Tim Elfenbein (MSIS ’13), a recent graduate of the School of Information and Library Science (SILS) at the University of North Carolina at Chapel Hill, serves as the managing editor of a journal that this week made a major transition. Shortly after graduation, Elfenbein began serving as managing editor of the academic journal Cultural Anthropology (CA), and on February 3, 2014, with his help, the journal was re-launched as an open-access publication.
“The journal is the flagship publication of the Society for Cultural Anthropology (SCA), which is a section of the American Anthropological Association (AAA),” said Elfenbein. “Cultural Anthropology is one of the more highly cited and influential journals in the discipline. A few months before I began working, the leadership of the SCA announced that CA would be the first established anthropology journal, and the first of the AAA's publications, to become open access.”
"Going open access is not only a big step for the journal Cultural Anthropology, but also for the discipline of anthropology," said Charlie Piot and Anne Allison, editors of Curtural Anthropology. "It's the first of over 20 AAA journals to make this move, and will provide something of a test case. The advantages of the move to open access (OA) are clear: giving free access to articles to anyone who is connected to the Internet (currently, only those who subscribe or are at universities who subscribe, can access the journal), and opting out of the scandalous political-economic relationship between universities and commercial presses (universities currently pay exorbitant sums to buy back products they've produced). The challenges of OA are less clear, but chief among these is finding the funding to pay for the journal's Web site, which now hosts the journal, and the labor to run it. With the help of a brilliant managing editor, Tim Elfenbein, the journal's one salaried-employee, we are currently examining a range of funding models, as well as exploring the ins and outs of what it means to self-publish a journal. It's an exciting but also a daunting challenge."
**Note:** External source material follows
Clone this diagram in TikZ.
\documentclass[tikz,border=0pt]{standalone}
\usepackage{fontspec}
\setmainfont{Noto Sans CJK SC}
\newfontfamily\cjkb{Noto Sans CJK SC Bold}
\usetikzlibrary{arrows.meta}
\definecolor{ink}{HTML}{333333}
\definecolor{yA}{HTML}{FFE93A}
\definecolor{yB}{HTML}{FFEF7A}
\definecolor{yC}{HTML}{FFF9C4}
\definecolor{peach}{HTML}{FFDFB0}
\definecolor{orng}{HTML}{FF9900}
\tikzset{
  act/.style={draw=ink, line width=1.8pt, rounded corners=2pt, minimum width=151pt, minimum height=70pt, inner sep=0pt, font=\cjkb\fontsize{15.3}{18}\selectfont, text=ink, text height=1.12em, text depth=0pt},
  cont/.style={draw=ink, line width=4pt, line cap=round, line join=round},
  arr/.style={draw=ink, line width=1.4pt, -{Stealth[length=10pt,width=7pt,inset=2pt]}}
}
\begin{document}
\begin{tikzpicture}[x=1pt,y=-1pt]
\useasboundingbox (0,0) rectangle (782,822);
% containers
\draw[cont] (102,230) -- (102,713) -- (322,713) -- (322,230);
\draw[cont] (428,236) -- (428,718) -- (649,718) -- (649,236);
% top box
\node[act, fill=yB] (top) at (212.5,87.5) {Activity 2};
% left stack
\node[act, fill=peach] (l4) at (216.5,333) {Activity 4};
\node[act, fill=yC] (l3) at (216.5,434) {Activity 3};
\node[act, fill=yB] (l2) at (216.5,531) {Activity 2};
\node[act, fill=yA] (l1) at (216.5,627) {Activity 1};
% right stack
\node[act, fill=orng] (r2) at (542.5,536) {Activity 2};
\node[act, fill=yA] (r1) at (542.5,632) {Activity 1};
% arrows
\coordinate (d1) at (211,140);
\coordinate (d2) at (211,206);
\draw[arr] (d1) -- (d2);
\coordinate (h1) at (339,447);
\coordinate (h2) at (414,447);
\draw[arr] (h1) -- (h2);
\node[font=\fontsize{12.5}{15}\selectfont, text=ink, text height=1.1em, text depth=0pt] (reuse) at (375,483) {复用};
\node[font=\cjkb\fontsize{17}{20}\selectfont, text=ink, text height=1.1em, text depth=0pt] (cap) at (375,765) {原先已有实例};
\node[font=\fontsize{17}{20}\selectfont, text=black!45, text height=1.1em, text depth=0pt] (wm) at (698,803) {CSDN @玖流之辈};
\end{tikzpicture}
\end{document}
Elfenbein was recommended for the position of managing editor by Kevin Smith, the scholarly communication officer at Duke University and adjunct professor at SILS, who was involved in CA's decision to go open access. Smith became familiar with Elfenbein during the "Law for Librarians" course Smith taught at SILS in the spring of 2012.
"Kevin is an important advocate for OA in the library community," said Elfenbein. "My background is in university press publishing. I was an editor at Duke University Press before coming to SILS. Kevin knew I was in publishing because I was one of the more vocal dissidents in his class when we discussed open access and copyright in his course. I felt that the perspective of publishers needed to be aired in a conversation that too often sees them simply as the enemy. Kevin and Will Cross (MSlS '11), director of Copyright and Digital Scholarship at North Carolina State University Libraries and the second instructor in the class, created an excellent course that provoked lively and productive discussion."
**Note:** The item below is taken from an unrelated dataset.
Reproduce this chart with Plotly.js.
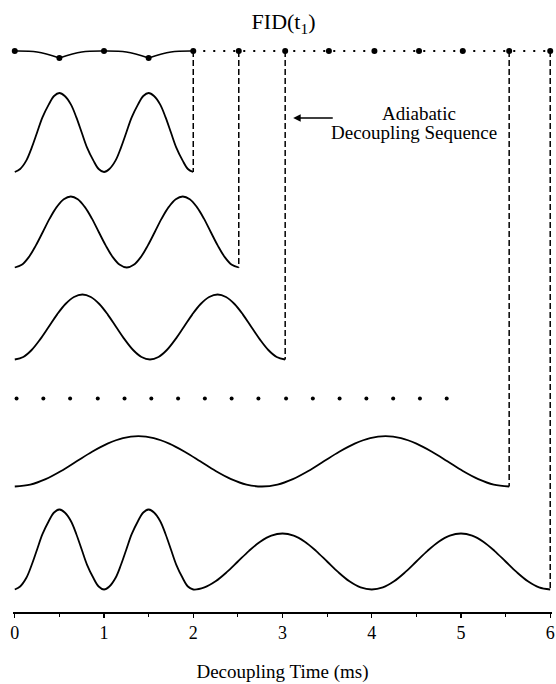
<!DOCTYPE html>
<html>
<head>
<meta charset="utf-8">
<script src="https://cdn.plot.ly/plotly-3.0.1.min.js"></script>
<style>html,body{margin:0;padding:0;background:#fff}#chart{width:556px;height:684px}</style>
</head>
<body>
<div id="chart"></div>
<script>
// ---- data (x in ms, y in arbitrary signal level) ----
const xTicks = [0, 1, 2, 3, 4, 5, 6];

// FID(t1) sampling points (top row)
const fidX = [0, 0.5, 1, 1.5, 2, 2.51, 3.03, 3.52, 4.03, 4.53, 5.02, 5.54, 6];
const fidY = [561, 554, 561, 554, 561, 561, 561, 561, 561, 561, 561, 561, 561];
// solid envelope between first points (arcs, null-separated)
const envX = [0, 0.25, 0.5, null, 0.5, 0.75, 1, null, 1, 1.25, 1.5, null, 1.5, 1.75, 2];
const envY = [561, 560, 554, null, 554, 560, 561, null, 561, 560, 554, null, 554, 560, 561];
// dotted continuation
const dotLineX = [2, 6];
const dotLineY = [561, 561];

// waveforms (points read at 1/16-period spacing)
const c1X = [0, 0.06, 0.13, 0.19, 0.25, 0.31, 0.38, 0.44, 0.5, 0.56, 0.63, 0.69, 0.75, 0.81, 0.88, 0.94, 1,
             1.06, 1.13, 1.19, 1.25, 1.31, 1.38, 1.44, 1.5, 1.56, 1.63, 1.69, 1.75, 1.81, 1.88, 1.94, 2];
const c1Y = [440, 443, 451.6, 464.4, 479.5, 494.6, 507.4, 516, 519, 516, 507.4, 494.6, 479.5, 464.4, 451.6, 443, 440,
             443, 451.6, 464.4, 479.5, 494.6, 507.4, 516, 519, 516, 507.4, 494.6, 479.5, 464.4, 451.6, 443, 440];
const c2X = [0, 0.078, 0.157, 0.235, 0.314, 0.392, 0.471, 0.549, 0.628, 0.706, 0.784, 0.863, 0.941, 1.02, 1.098, 1.177, 1.255,
             1.333, 1.412, 1.49, 1.569, 1.647, 1.726, 1.804, 1.882, 1.961, 2.039, 2.118, 2.196, 2.275, 2.353, 2.432, 2.51];
const c2Y = [344.5, 347.2, 354.9, 366.4, 380, 393.6, 405.1, 412.8, 415.5, 412.8, 405.1, 393.6, 380, 366.4, 354.9, 347.2, 344.5,
             347.2, 354.9, 366.4, 380, 393.6, 405.1, 412.8, 415.5, 412.8, 405.1, 393.6, 380, 366.4, 354.9, 347.2, 344.5];
const c3X = [0, 0.095, 0.189, 0.284, 0.379, 0.473, 0.568, 0.663, 0.758, 0.852, 0.947, 1.042, 1.136, 1.231, 1.326, 1.42, 1.515,
             1.61, 1.704, 1.799, 1.894, 1.988, 2.083, 2.178, 2.273, 2.367, 2.462, 2.557, 2.651, 2.746, 2.841, 2.935, 3.03];
const c3Y = [252.5, 255, 262, 272.6, 285, 297.4, 308, 315, 317.5, 315, 308, 297.4, 285, 272.6, 262, 255, 252.5,
             255, 262, 272.6, 285, 297.4, 308, 315, 317.5, 315, 308, 297.4, 285, 272.6, 262, 255, 252.5];
const c5X = [0, 0.173, 0.346, 0.519, 0.693, 0.866, 1.039, 1.212, 1.385, 1.558, 1.731, 1.904, 2.078, 2.251, 2.424, 2.597, 2.77,
             2.943, 3.116, 3.289, 3.463, 3.636, 3.809, 3.982, 4.155, 4.328, 4.501, 4.674, 4.848, 5.021, 5.194, 5.367, 5.54];
const c5Y = [125.5, 127.4, 132.9, 141, 150.7, 160.3, 168.4, 173.9, 175.8, 173.9, 168.4, 160.3, 150.7, 141, 132.9, 127.4, 125.5,
             127.4, 132.9, 141, 150.7, 160.3, 168.4, 173.9, 175.8, 173.9, 168.4, 160.3, 150.7, 141, 132.9, 127.4, 125.5];
const c6X = [0, 0.06, 0.13, 0.19, 0.25, 0.31, 0.38, 0.44, 0.5, 0.56, 0.63, 0.69, 0.75, 0.81, 0.88, 0.94, 1,
             1.06, 1.13, 1.19, 1.25, 1.31, 1.38, 1.44, 1.5, 1.56, 1.63, 1.69, 1.75, 1.81, 1.88, 1.94, 2,
             2.125, 2.25, 2.375, 2.5, 2.625, 2.75, 2.875, 3, 3.125, 3.25, 3.375, 3.5, 3.625, 3.75, 3.875, 4,
             4.125, 4.25, 4.375, 4.5, 4.625, 4.75, 4.875, 5, 5.125, 5.25, 5.375, 5.5, 5.625, 5.75, 5.875, 6];
const c6Y = [22.5, 25.5, 34.2, 47.2, 62.5, 77.8, 90.8, 99.5, 102.5, 99.5, 90.8, 77.8, 62.5, 47.2, 34.2, 25.5, 22.5,
             25.5, 34.2, 47.2, 62.5, 77.8, 90.8, 99.5, 102.5, 99.5, 90.8, 77.8, 62.5, 47.2, 34.2, 25.5, 22.5,
             24.6, 30.7, 39.8, 50.5, 61.2, 70.3, 76.4, 78.5, 76.4, 70.3, 61.2, 50.5, 39.8, 30.7, 24.6, 22.5,
             24.6, 30.7, 39.8, 50.5, 61.2, 70.3, 76.4, 78.5, 76.4, 70.3, 61.2, 50.5, 39.8, 30.7, 24.6, 22.5];

// ellipsis row of dots
const ellX = [0.02, 0.32, 0.62, 0.93, 1.23, 1.53, 1.83, 2.13, 2.43, 2.73, 3.04, 3.34, 3.64, 3.94, 4.24, 4.54, 4.84];
const ellY = ellX.map(() => 213.5);

// dashed connectors from FID points down to waveform ends
const dashX = [2, 2.51, 3.03, 5.54, 6];
const dashTop = [561, 561, 561, 561, 561];
const dashBottom = [440, 344.5, 252.5, 125.5, 22.5];

// ---- build traces ----
const black = '#000';
const serif = 'Liberation Serif, Times New Roman, serif';
const dX = [], dY = [];
dashX.forEach((x, i) => { dX.push(x, x, null); dY.push(dashTop[i], dashBottom[i], null); });

const wave = (x, y) => ({x: x, y: y, mode: 'lines', type: 'scatter',
  line: {color: black, width: 1.8, shape: 'spline', smoothing: 1}, hoverinfo: 'skip'});

const traces = [
  {x: dX, y: dY, mode: 'lines', line: {color: black, width: 1.5, dash: '6px,3px'}, connectgaps: false, hoverinfo: 'skip'},
  {x: dotLineX, y: dotLineY, mode: 'lines', line: {color: black, width: 2.2, dash: '2px,8px'}, hoverinfo: 'skip'},
  {x: envX, y: envY, mode: 'lines', line: {color: black, width: 1.6, shape: 'spline'}, connectgaps: false, hoverinfo: 'skip'},
  {x: fidX, y: fidY, mode: 'markers', marker: {color: black, size: 6}, hoverinfo: 'skip', cliponaxis: false},
  wave(c1X, c1Y), wave(c2X, c2Y), wave(c3X, c3Y), wave(c5X, c5Y), wave(c6X, c6Y),
  {x: ellX, y: ellY, mode: 'markers', marker: {color: black, size: 4}, hoverinfo: 'skip'}
];

const layout = {
  width: 556, height: 684,
  margin: {l: 13, r: 4, t: 0, b: 72},
  paper_bgcolor: '#fff', plot_bgcolor: '#fff',
  showlegend: false,
  font: {family: serif, color: black},
  title: {text: 'FID(t<sub>1</sub>)', font: {family: serif, size: 22, color: black},
    x: 0.51, xanchor: 'center', xref: 'container', y: 0.969, yanchor: 'middle', yref: 'container'},
  xaxis: {
    range: [-0.02, 6.02], showgrid: false, zeroline: false,
    showline: true, linecolor: black, linewidth: 1.5,
    tickmode: 'array', tickvals: xTicks, ticktext: xTicks.map(String),
    ticks: 'outside', ticklen: 4, tickwidth: 1.2, tickcolor: black,
    minor: {dtick: 0.5, ticks: 'outside', ticklen: 3, tickwidth: 1, tickcolor: black, showgrid: false},
    tickfont: {family: serif, size: 18, color: black},
    ticklabeloverflow: 'allow',
    title: {text: 'Decoupling Time (ms)', font: {family: serif, size: 19, color: black}, standoff: 22}
  },
  yaxis: {range: [0, 612], visible: false, showgrid: false, zeroline: false},
  annotations: [
    {x: 3.12, y: 494, xref: 'x', yref: 'y', ax: 3.58, ay: 494, axref: 'x', ayref: 'y',
     text: '', showarrow: true, arrowhead: 2, arrowsize: 1, arrowwidth: 1.5, arrowcolor: black},
    {x: 4.53, y: 499, xref: 'x', yref: 'y', text: 'Adiabatic',
     showarrow: false, font: {family: serif, size: 19, color: black}, align: 'center'},
    {x: 4.47, y: 480, xref: 'x', yref: 'y', text: 'Decoupling Sequence',
     showarrow: false, font: {family: serif, size: 19, color: black}, align: 'center'}
  ]
};

Plotly.newPlot('chart', traces, layout, {staticPlot: true, displayModeBar: false});
</script>
</body>
</html>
With its February 2014 issue (vol. 29, issue 1), Cultural Anthropology, the journal of the Society for Cultural Anthropology (SCA), are published and made freely available through its Web site. An additional goal of the project is to make ten years of past issues openly available as well.
The editors hope this move will expand the audience of the journal to curious readers—academic or not—who would not normally have access to the latest research in anthropology. In addition, SCA President Marisol de la Cadena expressed her hope that the move will influence how anthropological research is conducted: “I hope open access will contribute to the extension of Cultural Anthropology’s intellectual reach, and that this in turn will influence the society’s practice and that of anthropology at large.”
About Cultural Antropology
Launched in 1986, Cultural Anthropology publishes peer-reviewed articles at the forefront of anthropological research, critical analysis, and academic writing. The journal endeavors to expand the form and content of anthropological thinking and writing. The current issue of the journal explores topics as diverse as the effects of boredom among homeless populations in Bucharest, the ethical underpinnings of the Egyptian Revolution, and the precarious life of garbage scavengers in Rio de Janeiro. Cultural Anthropology has emerged as one of the most widely cited and respected journals in anthropology under the editorial stewardship of a series of prominent anthropologists.
The journal will be hosted on the SCA Web site, culanth.org, which has become an innovative venue for the publication of non-peer reviewed anthropology in its own right. The Web site, which began as a means of providing supplemental materials for articles in Cultural Anthropology, now provides the platform for the journal's experiment in visual anthropology, the photo essay section, and for curated collections of past articles. Other features of the SCA’s online presence are the AnthroPod podcast, featuring conversations with anthropologists for a general audience, and screenings of documentary videos. In addition, Theorizing the Contemporary and Hot Spots hosts edited series on events of global significance, such as the protests in Brazil and Turkey. The Web site had over 240,000 visits in the past year, and with Cultural Anthropology‘s move to open access, the editors expect to see the audience of both the peer- and non-peer-reviewed content grow.